Happy 4th of July, Marlon

I first met Marlon Brando in my 12th grade English class, when our teacher screened The Island of Dr. Moreau one afternoon for the whole grade. It was disastrous, the kind of movie meant to be screened solely for horny high school students more interested in the opportunity to turn off the lights than watch a film.  

So, it’s not surprising that my relationship with Marlon got off to a rocky start. We didn’t meet again until college, when my housemate threw a Godfather marathon and somewhere around the same time, I watched A Streetcar Named Desire in film class. It’s hard to resist the combination of the two when viewed in close proximity: Brando’s iconic performances defined masculine sex and power for generations.

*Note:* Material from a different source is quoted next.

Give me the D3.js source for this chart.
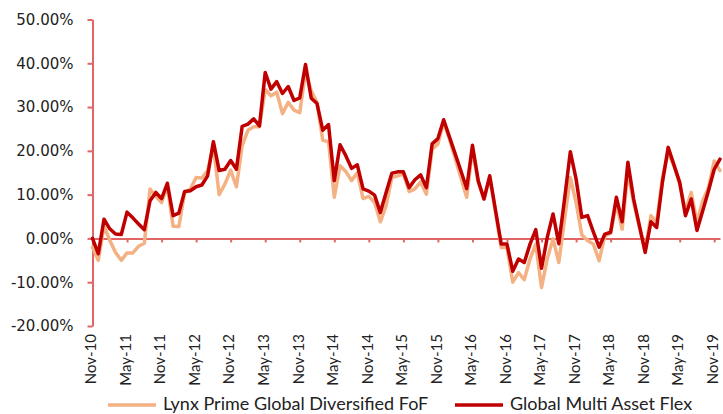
<!DOCTYPE html>
<html>
<head>
<meta charset="utf-8">
<script src="https://cdn.jsdelivr.net/npm/d3@7"></script>
<style>
  body { margin: 0; background: #fff; }
</style>
</head>
<body>
<div id="chart"></div>
<script>
// monthly returns, Nov-10 .. Dec-19 (percent)
const tickLabels = ["Nov-10", "May-11", "Nov-11", "May-12", "Nov-12", "May-13", "Nov-13", "May-14", "Nov-14",
    "May-15", "Nov-15", "May-16", "Nov-16", "May-17", "Nov-17", "May-18", "Nov-18", "May-19", "Nov-19"];

const yTicks = [-20, -10, 0, 10, 20, 30, 40, 50];

const seriesNames = ["Lynx Prime Global Diversified FoF", "Global Multi Asset Flex"];

const lynx = [
    -2.0, -5.0, 2.8, -0.4, -3.2, -5.0, -3.3, -3.3, -1.8, -1.1,
    11.3, 9.6, 8.2, 12.0, 2.8, 2.7, 10.5, 11.3, 13.9, 13.8,
    15.5, 21.2, 10.0, 12.4, 15.6, 11.8, 21.2, 24.7, 25.5, 25.5,
    34.0, 32.6, 33.4, 28.5, 31.1, 29.3, 28.7, 38.2, 33.7, 31.0,
    22.4, 22.1, 9.4, 16.6, 15.3, 13.2, 15.0, 9.1, 9.6, 8.2,
    3.8, 7.5, 13.9, 14.3, 14.7, 10.7, 11.3, 12.9, 10.1, 20.4,
    21.6, 26.5, 22.7, 18.3, 13.8, 9.4, 20.4, 12.8, 9.0, 13.9,
    6.0, -2.1, -2.1, -10.0, -7.8, -9.4, -4.7, -1.3, -11.2, -4.6,
    -0.1, -5.5, 4.4, 13.9, 8.2, 0.8, -0.5, -1.3, -5.1, 0.6,
    1.2, 7.9, 2.1, 15.1, 8.2, 2.5, -2.8, 5.2, 3.7, 13.9,
    19.6, 16.6, 12.4, 6.3, 10.5, 3.7, 8.6, 11.6, 17.7, 15.5
];

const flex = [
    0.0, -3.5, 4.4, 2.2, 1.0, 0.9, 6.0, 4.7, 3.3, 2.0,
    8.6, 10.5, 9.1, 12.6, 5.2, 5.8, 10.7, 10.9, 11.8, 12.2,
    14.3, 22.1, 15.5, 15.8, 17.8, 15.8, 25.6, 26.1, 27.3, 25.7,
    37.9, 34.1, 35.8, 33.1, 34.7, 31.5, 32.1, 39.7, 32.0, 30.8,
    24.7, 26.0, 13.2, 21.4, 18.9, 16.0, 16.8, 11.3, 10.8, 9.9,
    5.9, 10.5, 14.9, 15.2, 15.2, 11.6, 13.4, 14.5, 11.6, 21.6,
    22.8, 27.1, 23.2, 19.3, 15.4, 11.4, 21.3, 13.2, 9.0, 14.3,
    6.5, -1.3, -1.3, -7.5, -4.7, -5.5, -1.3, 2.0, -6.8, 0.3,
    5.6, -1.2, 9.0, 19.8, 13.6, 4.8, 5.2, 1.5, -2.0, 1.0,
    1.4, 9.4, 3.8, 17.4, 9.0, 2.9, -3.2, 3.8, 2.5, 12.8,
    20.8, 16.8, 12.8, 5.2, 9.0, 1.8, 6.3, 10.9, 15.8, 18.1
];

const colors = ["#f4b183", "#c00000"];
const axisColor = "#e06666";

const width = 723, height = 414;

const svg = d3.select('#chart')
    .append('svg')
    .attr('width', width)
    .attr('height', height)
    .style('font-family', 'Lato, sans-serif');

const x = d3.scaleLinear().domain([0, lynx.length - 1]).range([92.5, 720]);
const y = d3.scaleLinear().domain([-20, 50]).range([326, 19.5]);

// y axis
const yAxis = svg.append('g')
    .attr('transform', 'translate(92.5,0)')
    .call(d3.axisLeft(y)
        .tickValues(yTicks)
        .tickSize(5)
        .tickSizeOuter(0)
        .tickPadding(14)
        .tickFormat(d => d.toFixed(2) + '%'));

yAxis.select('.domain').attr('stroke', axisColor).attr('stroke-width', 2);
yAxis.selectAll('.tick line').attr('stroke', axisColor).attr('stroke-width', 2);
yAxis.selectAll('.tick text')
    .attr('fill', '#222')
    .style('font-family', '"DejaVu Sans", sans-serif')
    .style('font-size', '15px');

// x axis at zero
const tickIdx = tickLabels.map((d, i) => i * 6);

const xAxis = svg.append('g')
    .attr('transform', `translate(0,${y(0)})`)
    .call(d3.axisBottom(x)
        .tickValues(tickIdx)
        .tickSize(4)
        .tickSizeOuter(0)
        .tickFormat(''));

xAxis.select('.domain').attr('stroke', axisColor).attr('stroke-width', 2);
xAxis.selectAll('.tick line').attr('stroke', axisColor).attr('stroke-width', 2);

svg.append('g')
    .selectAll('text')
    .data(tickLabels)
    .join('text')
    .attr('transform', (d, i) => `translate(${x(tickIdx[i])},334) rotate(-90)`)
    .attr('text-anchor', 'end')
    .attr('dominant-baseline', 'middle')
    .attr('fill', '#222')
    .style('font-size', '15px')
    .text(d => d);

// lines
const line = d3.line()
    .x((d, i) => x(i))
    .y(d => y(d));

[lynx, flex].forEach((s, k) => {
    svg.append('path')
        .datum(s)
        .attr('d', line)
        .attr('fill', 'none')
        .attr('stroke', colors[k])
        .attr('stroke-width', 3.5)
        .attr('stroke-linejoin', 'round')
        .attr('stroke-linecap', 'round');
});

// legend
const legendX = [108, 455];
const legend = svg.append('g')
    .selectAll('g')
    .data(seriesNames)
    .join('g')
    .attr('transform', (d, i) => `translate(${legendX[i]},405)`);

legend.append('line')
    .attr('x1', 0)
    .attr('x2', 48)
    .attr('stroke', (d, i) => colors[i])
    .attr('stroke-width', 3.5);

legend.append('text')
    .attr('x', 55)
    .attr('dominant-baseline', 'middle')
    .attr('fill', '#222')
    .style('font-size', '18px')
    .text(d => d);
</script>
</body>
</html>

If my high school English teacher had chosen carefully, he’d have had a much more attentive audience.

Brando passed away on Thursday at the age of 80. He leaves behind a legacy that separates screen acting from before Brando and after Brando, forever changing American cinema.

Like most American icons, we use Brando as malleable subject material, with infinite capacity to contain our myths and metaphors. David Thomson’s editorial in The New York Times today posits Brando as an ever-changing symbol of America’s identity confusion. It’s a tempting analogy — as Thomson writes:

At the end, he was huge, stranded, nearly alone, his life littered by the needs (or the appearance) of more and more children, and by what was reported as near penury.

Brando’s film career as simile for the ascent and plateau of the American empire isn’t a seamless fit, but it seems particularly timely as we celebrate our country’s heady birth and debate its current position (particularly if you too have seen The Island of Dr. Moreau, one of Brando’s later films). As Thomson suggests, we want our country to fulfill its potential and capitalize on its early triumphs.  Even when we celebrate our nation’s diversity of opinion and voice, we sometimes wish it would stop being so argumentative and divisive, and start acting heroic.